The laser device 70 is capable of projecting at least two planes of light toward the workpiece, which show up on the workpiece as the illustrated lines 72, 74. As illustrated in FIG. 5, a single laser line 72 or 74 may be used, or as further illustrated in FIGS. 6 and 7, two laser lines may be used, which intersect at the intersection point 77. Due to the typical configuration of the flash 120 relative to the body 110 of the workpiece 100, the lines 72, 74 will as illustrated in FIGS. 5, 6 and 7 include a vertex point 76, such as the vertex of an open shaped “V”. The laser device 70 is any laser device capable of projecting the planes or other forms of projected light to create at least one laser line that extends across the flash 120 and the body 110 of the workpiece 100. The laser device 70 illustrated in the Figures simply oscillates a laser to create a line 72 or 74 that is visible to the vision system. The use of a second line 72 or 74 as illustrated in the Figures is useful during calibration, as described below. The second line 72 or 74 is also useful as a secondary check or allow for selection of the best line by the vision system 60 if one of the laser lines is distorted at a point due to debris on the workpiece or mold issues that distort the profile of the intersection of the flash 120 and body 110. It should be recognized that for certain curved, contoured or other varied profile workpieces, the profile of the lines 72, 74 may vary along the length of the workpiece 100. These profile changes also change the angle of the line segments formed by the vertex point 76 on a particular line. In addition, it should be recognized that, if two laser lines are used, the angle of intersection formed at the intersection point 77 may vary as desired. It should be recognized that while the present invention is illustrated and discussed herein as using a laser device, other light producing devices that are capable of providing a defined line on the surface of the workpiece with the desired accuracy may be used in place of the laser device and should be considered within the term “laser device” as used herein and the claims.

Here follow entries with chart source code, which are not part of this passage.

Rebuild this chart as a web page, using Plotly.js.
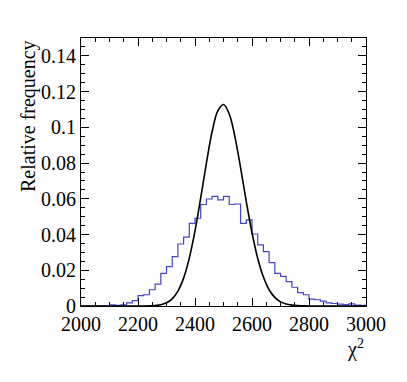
<!DOCTYPE html>
<html>
<head>
<meta charset="utf-8">
<script src="https://cdn.plot.ly/plotly-3.0.1.min.js"></script>
<style>
  html, body { margin: 0; padding: 0; background: #fff; }
  #chart { width: 407px; height: 382px; }
</style>
</head>
<body>
<div id="chart"></div>
<script>
// histogram: 50 bins of width 20 from 2000 to 3000
const binStart = 2000;
const binWidth = 20;
const histValues = [
  0, 0, 0, 0, 0,
  0.0006, 0.0003, 0.0006, 0.0018, 0.003,
  0.0058, 0.0063, 0.0091, 0.0122, 0.0183,
  0.022, 0.0276, 0.0347, 0.0385, 0.0463,
  0.0491, 0.0568, 0.0599, 0.0614, 0.0594,
  0.0614, 0.0568, 0.0571, 0.0463, 0.0482,
  0.0403, 0.0342, 0.0304, 0.0243, 0.0183,
  0.0166, 0.0136, 0.0105, 0.0075, 0.0063,
  0.0038, 0.0035, 0.0027, 0.0018, 0.0014,
  0.001, 0.0008, 0.0012, 0.0005, 0.0003,
];

// expected curve
const curveX = [
  2000, 2200, 2220, 2240, 2260, 2280, 2300, 2320, 2340, 2360, 2380,
  2400, 2420, 2440, 2460, 2480, 2500, 2520, 2540, 2560, 2580,
  2600, 2620, 2640, 2660, 2680, 2700, 2720, 2740, 2760, 2780, 2800, 3000,
];
const curveY = [
  0, 0, 0, 0.0001, 0.0003, 0.0007, 0.0018, 0.004, 0.0083, 0.0156, 0.0268,
  0.042, 0.0605, 0.08, 0.0975, 0.1092, 0.1128, 0.1075, 0.0948, 0.0773, 0.0584,
  0.041, 0.0267, 0.0162, 0.0091, 0.0048, 0.0023, 0.0011, 0.0005, 0.0002, 0.0001, 0, 0,
];

const xTitle = "χ<sup>2</sup>";
const yTitle = "Relative frequency";

// Times-like face, as in the original
const serif = "Times New Roman, Times, Liberation Serif, DejaVu Serif, serif";

// step outline: left edges plus the final right edge
const histX = histValues.map((v, i) => binStart + i * binWidth);
histX.push(binStart + histValues.length * binWidth);
const histY = histValues.concat([histValues[histValues.length - 1]]);

const traces = [
  {
    x: histX,
    y: histY,
    type: "scatter",
    mode: "lines",
    line: { shape: "hv", color: "#4545c8", width: 1.2 },
    hoverinfo: "skip",
  },
  {
    x: curveX,
    y: curveY,
    type: "scatter",
    mode: "lines",
    line: { shape: "spline", smoothing: 1, color: "#000", width: 1.6 },
    hoverinfo: "skip",
  },
];

const axisCommon = {
  showline: true,
  linecolor: "#000",
  linewidth: 1,
  mirror: "allticks",
  ticks: "inside",
  ticklen: 8,
  tickwidth: 1,
  tickcolor: "#000",
  showgrid: false,
  zeroline: false,
  tickfont: { family: serif, size: 20, color: "#000" },
};

const layout = {
  width: 407,
  height: 382,
  margin: { l: 81, r: 41, t: 38, b: 76 },
  paper_bgcolor: "#fff",
  plot_bgcolor: "#fff",
  showlegend: false,
  font: { family: serif, size: 20, color: "#000" },
  xaxis: Object.assign({}, axisCommon, {
    range: [2000, 3000],
    tick0: 2000,
    dtick: 200,
    minor: { ticks: "inside", dtick: 50, ticklen: 4, tickcolor: "#000", showgrid: false },
  }),
  yaxis: Object.assign({}, axisCommon, {
    range: [0, 0.15],
    tick0: 0,
    dtick: 0.02,
    minor: { ticks: "inside", dtick: 0.005, ticklen: 4, tickcolor: "#000", showgrid: false },
  }),
  annotations: [
    {
      text: yTitle,
      xref: "paper",
      yref: "paper",
      x: -0.186,
      y: 1,
      xanchor: "center",
      yanchor: "top",
      textangle: -90,
      showarrow: false,
      font: { family: serif, size: 20, color: "#000" },
    },
    {
      text: xTitle,
      xref: "paper",
      yref: "paper",
      x: 1,
      y: -0.211,
      xanchor: "right",
      yanchor: "bottom",
      showarrow: false,
      font: { family: serif, size: 20, color: "#000" },
    },
  ],
};

Plotly.newPlot("chart", traces, layout, { displayModeBar: false, staticPlot: true });
</script>
</body>
</html>
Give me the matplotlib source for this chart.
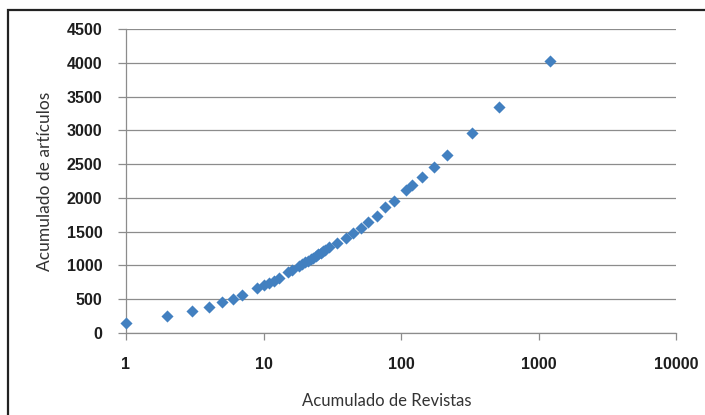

The cutting or trim tool 80 may be any tool capable of cutting the flash 120 from the workpiece 100, typically a circular blade, or a router bit system (not shown) that is capable of cutting smoothly through the flash 120 to separate it from the body 110 of the workpiece 100 while yet providing a smooth, consistent cut path a desired distance away from the body 110 of the workpiece 100.

As illustrated in detail in the Figures, the workpiece 100 is a windmill or wind turbine blade 102. These elongated blades are typically formed as first half 104 and second half 106 shells in a mold. The two shells 104, 106, as illustrated in FIG. 1, are then brought together and formed together into a single workpiece 100. What remains from the molding process is flash 120 extending from the body 110 of the workpiece 100 on each of the two shells 104, 106. While the drawings illustrate directly two opposing portions of flash, in some embodiments additional occurrences of flash 120 or even less occurrences of flash may occur depending upon the workpiece and the manufacturing process used. As illustrated in the Figures and discussed herein, for workpieces 100, the flash 120 is that which needs to be trimmed from the body 110. For ease of illustration and discussion herein, when two individual shells or portions are combined into a single workpiece and each individually include flash (that could be trimmed individually before placing the shells together), the then combined individual flash members are then called flash (the portion to be trimmed) with previous individual flash members now being referred to as individual flanges forming the flash of the combined parts. More specifically, the flash is always the portion that must be trimmed, and if the flash is formed from multiple pieces, those are called flanges, even if when separated they could be trimmed as flash.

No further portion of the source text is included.